This MENA locale is ranked in top 20 most dynamic global cities thanks to its booming economy

Published January 22nd, 2014 - 11:07 GMT
Dubai's current economy and its projections for future growth have earned the MENA city a top 20 rank in the world's most dynamic cities based on the City Momentum Index (File Archive/Shutterstock)
Dubai's current economy and its projections for future growth have earned the MENA city a top 20 rank in the world's most dynamic cities based on the City Momentum Index (File Archive/Shutterstock)

Dubai has made it to the list of 20 most dynamic cities in the world that demonstrate the combination of strong short term socio-economic and commercial real estate momentum and longer term foundations for success, said a report.

San Francisco and London led the list followed by Shanghai, Wuhan, New York, Austin,. Hong Kong, San Jose, Singapore, Shenzhen, Jakarta, Beijing, Chengdu, Los Angeles, Tianjin, Boston, Seattle, Tokyo and Lima.

In its new, proprietary City Momentum Index (CMI), Jones Lang LaSalle goes beyond traditional, static economic rankings to delve into the underlying drivers that are the hallmark of highly dynamic cities.

The property expert recognizes the fact that commercial real estate is no longer just a consequence of a city's success but a driver of it, said a senior official.

"City momentum is about far more than just raw GDP growth.  The true foundation of highly dynamic cities emerges from such factors as speed of innovation and creation of cutting-edge businesses along with new building construction, property price movement and investment in real estate from cross-border investors and corporations," remarked Jeremy Kelly, the director of Global Research for JLL.

"The new city momentum index offers a fresh and uniquely comprehensive perspective that identifies the signals of change and characteristics of city momentum," stated Kelly.

By focusing on the features of a city that are likely to underpin future performance, the CMI stands apart from the standard historic performance upon which most indices are based.

It is such measures of dynamism in infrastructure, connectivity and innovation that we believe will be steering many investment and location decisions in the future, though investors and corporates should note that high momentum can pose both risk and opportunity."

As per the Economist Intelligence Unit survey, the elite cities that wield clear economic might on the global stage, accounting for one-quarter of the world's direct commercial real estate investment activity from 2012-2013 are  San Francisco (1), London (2), Dubai (3), New York (6), Hong Kong (8), Singapore (10), Los Angeles (15) and Tokyo (19).

 The technology-rich cities that took early advantage of technology trends and provide fertile environments for innovation are: San Francisco (1), Austin (7), San Jose (9), Boston (17) and Seattle (18).

The growth hotspots beyond the BRICs driven by urban consumerism are Jakarta (12) and Lima (20).

According to Economist Intelligence Unit survey, the rapidly urbanizing cities in China that continue to grow with massive city-building programs despite a slowing economy are: Shanghai (4), Wuhan (5), Shenzhen (11), Beijing (13), Chengdu (14) and Tianjin (16).
The resurgent cities gearing up for events in 2020 with renewed vigor are Tokyo (19) for 2020 Summer Olympics and Dubai (3) for Expo 2020, the survey stated.

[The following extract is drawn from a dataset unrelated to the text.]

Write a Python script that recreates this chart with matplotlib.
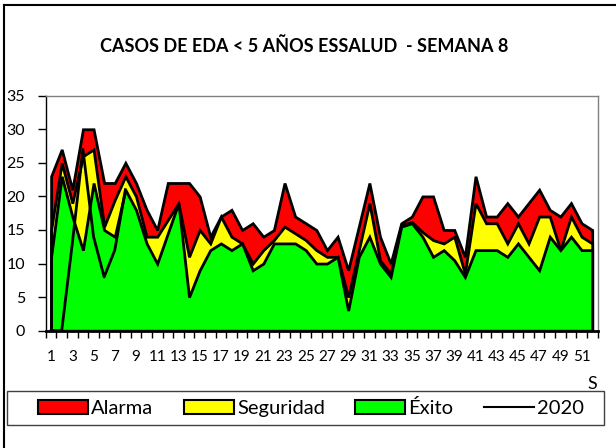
import matplotlib
matplotlib.use("Agg")
import matplotlib.pyplot as plt
from matplotlib.patches import Patch, Rectangle
from matplotlib.lines import Line2D

weeks = list(range(1, 53))
alarma = [23, 27, 21, 30, 30, 22, 22, 25, 22, 18, 15, 22, 22, 22, 20, 14, 17, 18, 15, 16,
          14, 15, 22, 17, 16, 15, 12, 14, 9, 15.5, 22, 14, 10, 16, 17, 20, 20, 15, 15, 11,
          23, 17, 17, 19, 17, 19, 21, 18, 17, 19, 16, 15]
seguridad = [15, 25, 19, 26, 27, 15.5, 19.5, 23, 20, 14, 14, 16.5, 19, 11, 15, 13, 17, 14, 13, 10,
             12, 13.5, 15.5, 14.5, 13.5, 12, 11, 11, 5, 12, 19, 10.5, 8.5, 15.7, 16.2, 14.7, 13.5, 13, 14, 8.5,
             19, 16, 16, 13, 16, 13, 17, 17, 12, 17, 14, 13]
exito = [11, 23, 17, 12, 22, 15, 14, 21, 18, 13, 10, 14.5, 19, 5, 9, 12, 13, 12, 13, 9,
         10, 13, 13, 13, 12, 10, 10, 11, 3, 11, 14, 10, 8, 15.5, 16, 14, 11, 12, 10.5, 8,
         12, 12, 12, 11, 13, 11, 9, 14, 12, 14, 12, 12]
weeks_2020 = list(range(1, 9))
y2020 = [0, 0, 13, 27, 14, 8, 12, 21]

title = "CASOS DE EDA < 5 AÑOS ESSALUD  - SEMANA 8"
labels = ["Alarma", "Seguridad", "Éxito", "2020"]
colors = ["#FF0000", "#FFFF00", "#00FF00"]

W, H = 616, 448
FONT = "Lato"
plt.rcParams['font.family'] = [FONT, 'DejaVu Sans']

fig = plt.figure(figsize=(W / 100, H / 100), dpi=100)
fig.patch.set_facecolor("white")

left, right, top, bottom = 45.8, 597.5, 95.7, 330.7
ax = fig.add_axes([left / W, 1 - bottom / H, (right - left) / W, (bottom - top) / H])

for vals, c, z in zip([alarma, seguridad, exito], colors, [1, 2, 3]):
    ax.fill_between(weeks, 0, vals, facecolor=c, edgecolor="black", linewidth=2.0,
                    joinstyle="miter", zorder=z)
ax.plot(weeks_2020, y2020, color="black", linewidth=2.0, zorder=4)

ax.set_xlim(0.5, 52.5)
ax.set_ylim(0, 35)
ax.set_yticks(range(0, 36, 5))
ax.set_xticks([w + 0.5 for w in range(0, 53)])
ax.set_xticklabels([])
ax.set_xticks([w for w in weeks if w % 2 == 1], minor=True)
ax.set_xticklabels([str(w) for w in weeks if w % 2 == 1], minor=True)
ax.tick_params(axis="x", which="major", direction="out", length=5, width=1, color="black")
ax.tick_params(axis="x", which="minor", length=0, pad=14, labelsize=11)
ax.tick_params(axis="y", direction="out", length=6, width=1, pad=9, labelsize=11.5)

for s in ["top", "right"]:
    ax.spines[s].set_color("#808080")
    ax.spines[s].set_linewidth(1)
ax.spines["left"].set_color("black")
ax.spines["left"].set_linewidth(1)
ax.spines["bottom"].set_color("black")
ax.spines["bottom"].set_linewidth(2)
ax.spines["bottom"].set_zorder(5)

fig.text(304 / W, 1 - 46 / H, title, ha="center", va="center", fontsize=13,
         fontweight="bold")
fig.text(587 / W, 1 - 384 / H, "S", ha="left", va="center", fontsize=13)

# outer chart border
fig.add_artist(Line2D([4 / W, 4 / W], [0, 1 - 5 / H], color="black", lw=1.5))
fig.add_artist(Line2D([4 / W, 1], [1 - 5 / H, 1 - 5 / H], color="black", lw=1.5))

# legend frame
fig.add_artist(Rectangle((7 / W, 1 - 425 / H), (604 - 7) / W, (425 - 391) / H,
                         facecolor="white", edgecolor="#404040", lw=1, zorder=1))

handles = [Patch(facecolor=c, edgecolor="black", linewidth=1.5) for c in colors]
handles.append(Line2D([0], [0], color="black", lw=1.5))
leg = fig.legend(handles, labels, loc="center", bbox_to_anchor=(311 / W, 1 - 408 / H),
                 ncol=4, frameon=False, handlelength=2.5, handleheight=0.7,
                 handletextpad=0.15, columnspacing=1.5, fontsize=14.5)
leg.set_zorder(3)

fig.savefig("out.png", dpi=100)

While Continental European cities are under-represented at the very top of the list and show lower momentum in comparison with emerging cities, several powerful and successful European cities possess the attributes for longer term success as validated by the ongoing high levels of real estate capital inflows.

Demonstrating success factors relating to education, innovation, sustainability and transparency, Paris, Berlin and Amsterdam, for example, are distinguished by their strengths in talent and new technologies, while Copenhagen has among the world's strongest 'green' credentials.

The City Momentum Index assesses 111 cities world-wide with a weighted overall score based on 34 short-term and longer term variables.

Short-term socio-economic momentum variables (40 per cent of the model) include recent and projected changes in GDP and population, air passenger traffic, corporate headquarter presence and recent levels of foreign direct investment as a proportion of a city's economy.

Short-term commercial real estate momentum variables (30 per cent of the model) include recent and projected percentage changes in office net absorption, office construction, office rents, shopping mall construction and retail rents, direct commercial real estate investment volumes and real estate transparency.

Longer term variables (30 percent of the model) that are likely to determine future economic strength and real estate momentum include high-value incubator indicators such as university presence and educational infrastructure, innovation capability and presence of technology and venture capital firms.

"While most indices provide only a static picture of city competitiveness, by taking a unique look at the combination of short-term variables and sustainable long-term characteristics the CMI provides a look into underlying city dynamics, adaptability and real estate market characteristics," stated Kelly.